Karen Sisco (2003–2007)
While all the pieces are there, "Sisco" never quite finds the right tone to reach the quirky crime series nirvana I hoped for
26 November 2006
Network: ABC; Genre: Crime/Mystery, Action, Drama; Content Rating: TV-PG (violence and some language); Available: reruns on Sluth; Perspective: Contemporary (star range: 1 -4);

Seasons Reviewed: Complete Series (1 season , 10 episodes)

In 1998, out-of-the-blue, ABC delivered a criminally unseen and wondrously entertaining little (6 episodes) masterpiece called "Maximum Bob". "Bob" was a flawless translation, a free-roaming piece of quirky TV magic, better than just about every Leonard adaptation big or small screen to date. "Karen Sisco" is the network and producers Danny DeVito and Barry Sonnenfeld's 2nd attempt to wrestle an Elmore Leonard novel onto the small screen and the results this time are not nearly as impressive. "Sisco" spins off "Out of Sight" Federal Marshal Karen Sisco (Carla Gugino, "Spin City") as she tracks down parole jumpers in Miami, Florida.

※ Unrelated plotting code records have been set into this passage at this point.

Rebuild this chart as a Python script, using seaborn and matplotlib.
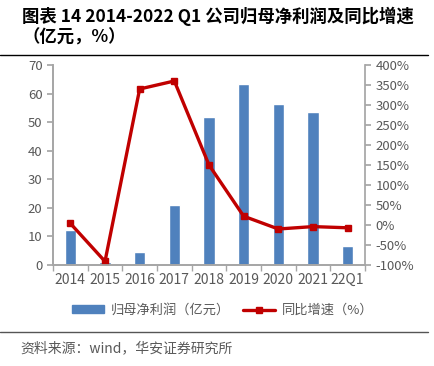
import numpy as np
import pandas as pd
import matplotlib
matplotlib.use("Agg")
import matplotlib.pyplot as plt
from matplotlib.lines import Line2D
from matplotlib.patches import Patch
from matplotlib.ticker import FixedLocator
import seaborn as sns

# ----------- données -----------
periods = ['2014', '2015', '2016', '2017', '2018', '2019', '2020', '2021', '22Q1']
profit = [12.2, 1.0, 4.5, 21.0, 51.9, 63.3, 56.3, 53.7, 6.8]      # 亿元
growth = [4, -91, 340, 360, 150, 22, -10, -4, -7]                  # %

bar_color = '#4F81BD'
line_color = '#C00000'
grey = '#595959'
spine_grey = '#A6A6A6'

sns.set_theme(style='white')
plt.rcParams['font.family'] = ['Noto Sans CJK SC', 'DejaVu Sans']

fig = plt.figure(figsize=(4.35, 3.66), dpi=100)
ax = fig.add_axes([53 / 435, 101 / 366, 312 / 435, 200 / 366])

df = pd.DataFrame({'period': periods, 'profit': profit, 'growth': growth})
sns.barplot(data=df, x='period', y='profit', color=bar_color, width=0.33,
            saturation=1, ax=ax)

ax2 = ax.twinx()
ax2.plot(np.arange(len(periods)), df['growth'], color=line_color, lw=2.4,
         marker='s', ms=5)

ax.set_xlim(-0.5, len(periods) - 0.5)
ax.set_ylim(0, 70)
ax.set_yticks(range(0, 71, 10))
ax2.set_ylim(-100, 400)
ax2.set_yticks(range(-100, 401, 50))
ax2.set_yticklabels([f'{v}%' for v in range(-100, 401, 50)])

ax.set_xlabel('')
ax.set_ylabel('')
ax.xaxis.set_minor_locator(FixedLocator(np.arange(-0.5, len(periods), 1)))
ax.tick_params(axis='x', which='major', length=0, labelsize=10, colors=grey, pad=6)
ax.tick_params(axis='x', which='minor', length=4, color=spine_grey, bottom=True)
ax.tick_params(axis='y', length=4, color=spine_grey, labelsize=9.5, labelcolor=grey,
               left=True)
ax2.tick_params(axis='y', length=4, color=spine_grey, labelsize=9.5, labelcolor=grey,
                right=True)

for a in (ax, ax2):
    a.spines['top'].set_visible(False)
    for s in ('left', 'right', 'bottom'):
        a.spines[s].set_color(spine_grey)
ax.spines['right'].set_visible(False)

# légende
handles = [Patch(color=bar_color, label='归母净利润（亿元）'),
           Line2D([0], [0], color=line_color, lw=2.4, marker='s', ms=4,
                  label='同比增速（%）')]
fig.legend(handles=handles, loc='center', bbox_to_anchor=(0.512, 0.152), ncol=2,
           frameon=False, fontsize=9.5, labelcolor=grey, handlelength=2.4,
           handleheight=0.5, handletextpad=0.5, columnspacing=1.0)

# titre et source
fig.text(22 / 435, 1 - 16 / 366, '图表 14 2014-2022 Q1 公司归母净利润及同比增速',
         fontsize=12.5, fontweight='bold', va='center', ha='left', color='black')
fig.text(22 / 435, 1 - 38 / 366, '（亿元，%）',
         fontsize=12.5, fontweight='bold', va='center', ha='left', color='black')
fig.add_artist(Line2D([0, 428 / 435], [1 - 55 / 366] * 2, color='black', lw=1))
fig.add_artist(Line2D([0, 428 / 435], [1 - 332 / 366] * 2, color='#555555', lw=1))
fig.text(20 / 435, 1 - 348 / 366, '资料来源：wind，华安证券研究所',
         fontsize=10, va='center', ha='left', color=grey)

fig.savefig('out.png', dpi=100)
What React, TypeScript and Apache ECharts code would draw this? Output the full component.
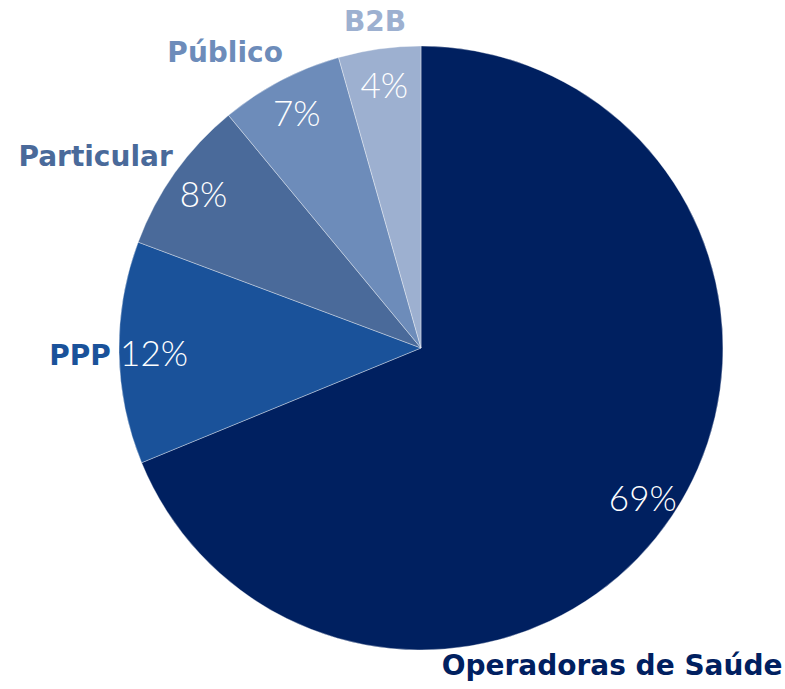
import React, { useEffect, useRef } from "react";
import * as echarts from "echarts";

const categories = ["Operadoras de Saúde", "PPP", "Particular", "Público", "B2B"];
const shares = [68.8, 11.9, 8.3, 6.6, 4.4];
const sliceColors = ["#002060", "#1A529A", "#4A6A9A", "#6D8CBA", "#9DB0D0"];
// label nudges (dx, dy) from the ring's default label spot
const outerOffsets: [number, number][] = [
  [-98, 124],
  [7, 2],
  [-42, 10],
  [-34, 13],
  [2, 18],
];

export default function App() {
  const ref = useRef<HTMLDivElement>(null);
  useEffect(() => {
    if (!ref.current) return;
    const chart = echarts.init(ref.current, null, { renderer: "svg" });
    const data = categories.map((name, i) => ({
      name,
      value: shares[i],
      itemStyle: { color: sliceColors[i] },
    }));
    const center = [421, 348];
    chart.setOption({
      animation: false,
      backgroundColor: "#ffffff",
      series: [
        {
          type: "pie",
          center,
          radius: [0, 302],
          startAngle: 90,
          clockwise: true,
          silent: true,
          label: { show: false },
          labelLine: { show: false },
          itemStyle: { borderColor: "rgba(255,255,255,0.6)", borderWidth: 0.6 },
          data,
        },
        {
          type: "pie",
          center,
          radius: [226, 302],
          startAngle: 90,
          clockwise: true,
          silent: true,
          itemStyle: { color: "rgba(0,0,0,0)" },
          label: {
            show: true,
            position: "inside",
            formatter: (p: any) => Math.round(p.value) + "%",
            color: "#ffffff",
            fontFamily: "Lato",
            fontWeight: 300,
            fontSize: 35,
          },
          labelLine: { show: false },
          data: categories.map((name, i) => ({ name, value: shares[i] })),
        },
        {
          type: "pie",
          center,
          radius: [335, 355],
          startAngle: 90,
          clockwise: true,
          silent: true,
          itemStyle: { color: "rgba(0,0,0,0)" },
          label: {
            show: true,
            position: "inside",
            formatter: "{b}",
            fontFamily: "DejaVu Sans",
            fontWeight: "bold",
            fontSize: 28,
          },
          labelLine: { show: false },
          labelLayout: (params: any) => {
            const o = outerOffsets[params.dataIndex];
            return { dx: o[0], dy: o[1] };
          },
          data: categories.map((name, i) => ({
            name,
            value: shares[i],
            label: { color: sliceColors[i] },
          })),
        },
      ],
    });
    return () => chart.dispose();
  }, []);
  return (
    <div
      ref={ref}
      style={{ position: "fixed", left: 0, top: 0, width: 785, height: 689 }}
    />
  );
}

Compared to "Bob", "Sisco" restrains itself into a TV crime/mystery template and for the most part lacks the wild non-linear storytelling and, with the exception of "Dumb Bunnies" (featuring DeVito, Rhea Pearlman, Kevin Dillon, a series of gruff henchmen and a grenade), the quirky hobby pre-occupied characters of a Leonard novel. For such a light, colorful series, "Sisco" remains flat pretty consistently. It is too serious to be quirky and too quirky to be serious, a balance that it never comes to grips with. The mysteries aren't particularly clever, the action routine, the dialog uninspired - although you wouldn't know that just watching Robert Forster who gives a wily performance as Karen's retired father Marshall. Yes, Marshal Marshall Sisco. Credit also goes to Gary Cole and Xander Berkley who guest star in memorable, colorful characters.

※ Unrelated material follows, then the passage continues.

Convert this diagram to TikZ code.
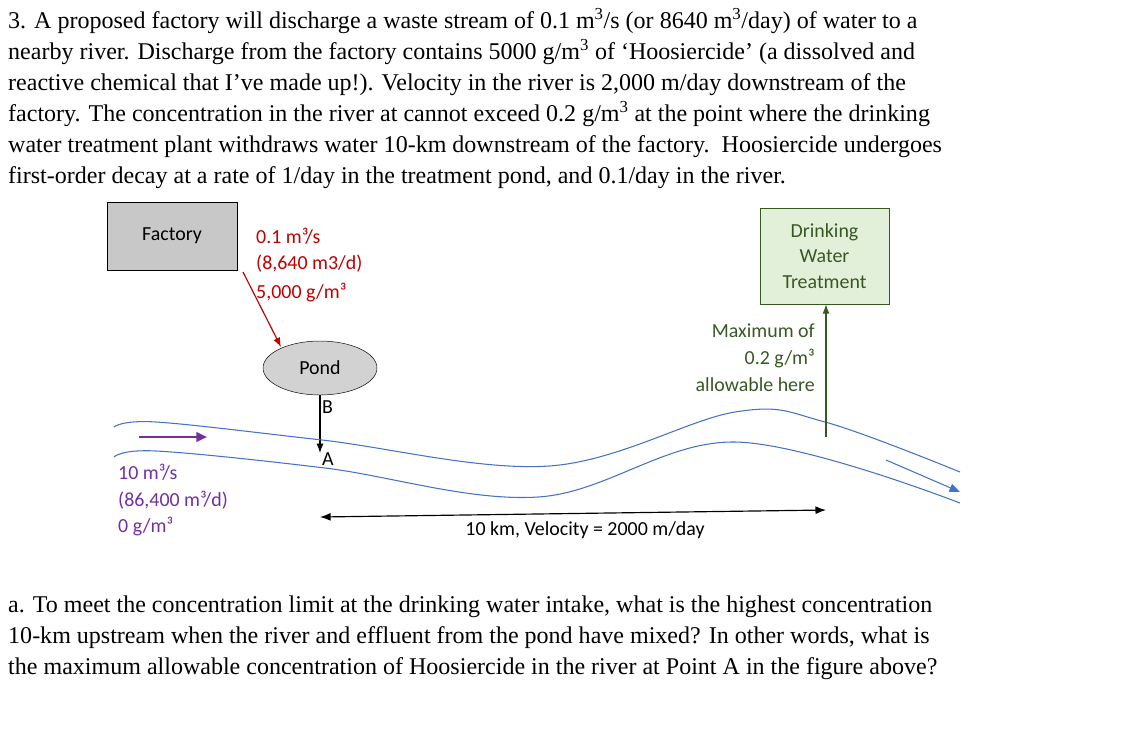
\documentclass[tikz,border=0pt]{standalone}
\usepackage{fontspec}
\setmainfont{Liberation Serif}
\newfontfamily\calfont{Carlito}
\usetikzlibrary{arrows.meta,shapes.geometric}
\definecolor{dred}{RGB}{192,0,0}
\definecolor{dpur}{RGB}{112,48,160}
\definecolor{dblue}{RGB}{68,114,196}
\definecolor{dg}{RGB}{56,87,35}
\definecolor{lgreen}{RGB}{226,240,217}
\definecolor{fgray}{RGB}{200,200,200}
\definecolor{pgray}{RGB}{210,210,210}
\begin{document}
\begin{tikzpicture}[x=0.03cm,y=-0.03cm,
  para/.style={anchor=base west,inner sep=0,font=\fontsize{20.5}{24}\selectfont},
  lab/.style={inner sep=0,font=\calfont\fontsize{17}{20}\selectfont},
  river/.style={draw=dblue,line width=0.9pt}]
\useasboundingbox (0,0) rectangle (1132,746);
\node[para] (p1) at (8,28) {3. A proposed factory will discharge a waste stream of 0.1 m\textsuperscript{3}/s (or 8640 m\textsuperscript{3}/day) of water to a};
\node[para] (p2) at (8,59) {nearby river. Discharge from the factory contains 5000 g/m\textsuperscript{3} of ‘Hoosiercide’ (a dissolved and};
\node[para] (p3) at (8,90) {reactive chemical that I’ve made up!). Velocity in the river is 2,000 m/day downstream of the};
\node[para] (p4) at (8,121) {factory. The concentration in the river at cannot exceed 0.2 g/m\textsuperscript{3} at the point where the drinking};
\node[para] (p5) at (8,152) {water treatment plant withdraws water 10-km downstream of the factory.\ \ Hoosiercide undergoes};
\node[para] (p6) at (8,183) {first-order decay at a rate of 1/day in the treatment pond, and 0.1/day in the river.};
\node[para] (q1) at (8,612) {a. To meet the concentration limit at the drinking water intake, what is the highest concentration};
\node[para] (q2) at (8,643) {10-km upstream when the river and effluent from the pond have mixed? In other words, what is};
\node[para] (q3) at (8,674) {the maximum allowable concentration of Hoosiercide in the river at Point A in the figure above?};
% factory
\node[draw,fill=fgray,minimum width=130*0.03cm,minimum height=68*0.03cm,lab] (fac) at (172,236) {Factory};
\begin{scope}[every node/.style={lab,anchor=west,text=dred}]
\node (r1) at (256,236) {0.1 m³/s};
\node (r2) at (256,264) {(8,640 m3/d)};
\node (r3) at (256,293) {5,000 g/m³};
\end{scope}
\node[draw,ellipse,fill=pgray,minimum width=114*0.03cm,minimum height=54*0.03cm,lab] (pond) at (320,368) {Pond};
\coordinate (rs) at (243,272);
\coordinate (re) at (281,347);
\draw[-{Latex[length=8pt]},line width=1pt,dred] (rs) -- (re);
\coordinate (A) at (320,453);
\draw[-{Latex[length=8pt]},line width=1pt] (pond.south) -- (A);
\node[lab,anchor=west] (lb) at (322,407) {B};
\node[lab,anchor=west] (la) at (322,459) {A};
% river
\draw[river] plot[smooth,tension=0.6] coordinates {(114,427) (156,422) (322,440) (549,466) (735,412) (825,422) (960,472)};
\draw[river] plot[smooth,tension=0.6] coordinates {(114,457) (156,451) (325,468) (538,497) (735,442) (960,503)};
\coordinate (b1) at (886,460); \coordinate (b2) at (960,492);
\draw[river,-{Triangle[length=9pt,width=7pt]}] (b1) -- (b2);
\coordinate (u1) at (139,437); \coordinate (u2) at (207,437);
\draw[-{Triangle[length=9pt,width=8pt]},line width=2pt,dpur] (u1) -- (u2);
\begin{scope}[every node/.style={lab,anchor=west,text=dpur}]
\node (v1) at (118,472) {10 m³/s};
\node (v2) at (118,500) {(86,400 m³/d)};
\node (v3) at (118,527) {0 g/m³};
\end{scope}
\coordinate (d1) at (320,517); \coordinate (d2) at (826,510);
\draw[{Latex[length=9pt]}-{Latex[length=9pt]},line width=1pt] (d1) -- (d2);
\node[lab] (dl) at (585,530) {10 km, Velocity = 2000 m/day};
% drinking water
\node[draw=dg,fill=lgreen,minimum width=129*0.03cm,minimum height=96*0.03cm,lab,text=dg,align=center] (dw) at (824.5,256) {Drinking\\[2pt]Water\\[2pt]Treatment};
\coordinate (g1) at (826,437);
\draw[-{Latex[length=8pt]},line width=1pt,dg] (g1) -- (dw.south -| g1);
\node[lab,text=dg,align=right,anchor=north east] (mx) at (815,324) {Maximum of\\[3pt]0.2 g/m³\\[3pt]allowable here};
\end{tikzpicture}
\end{document}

Propping up the series is Gugino who lends a casual sexiness – that smartly isn't too played up - to Karen's tough-gal attitude. But the show makes the death-blow mistake of under-writing our lead which makes Karen a pretty dry and uninteresting heroine. The only way the show can think to humanize her is to end each episode with a moment of bonding between her and her "daddy". Forster and Gugino sell the hell out of the chemistry but I can't shake the feeling I'm being manipulated into a happy ending for all the families out there. "Sisco" follows "Alias" as another show with a butt-kicking heroine who needs her in-the-business dad's shoulder to lean on.

Maybe I'm wrong to be so tough on "Karen Sisco". It isn't bad. It just never revs up. It never quite finds itself, and wasn't on the air long enough to reach the quirky crime series nirvana it should have. I expected so much more and was, personally, profoundly disappointed.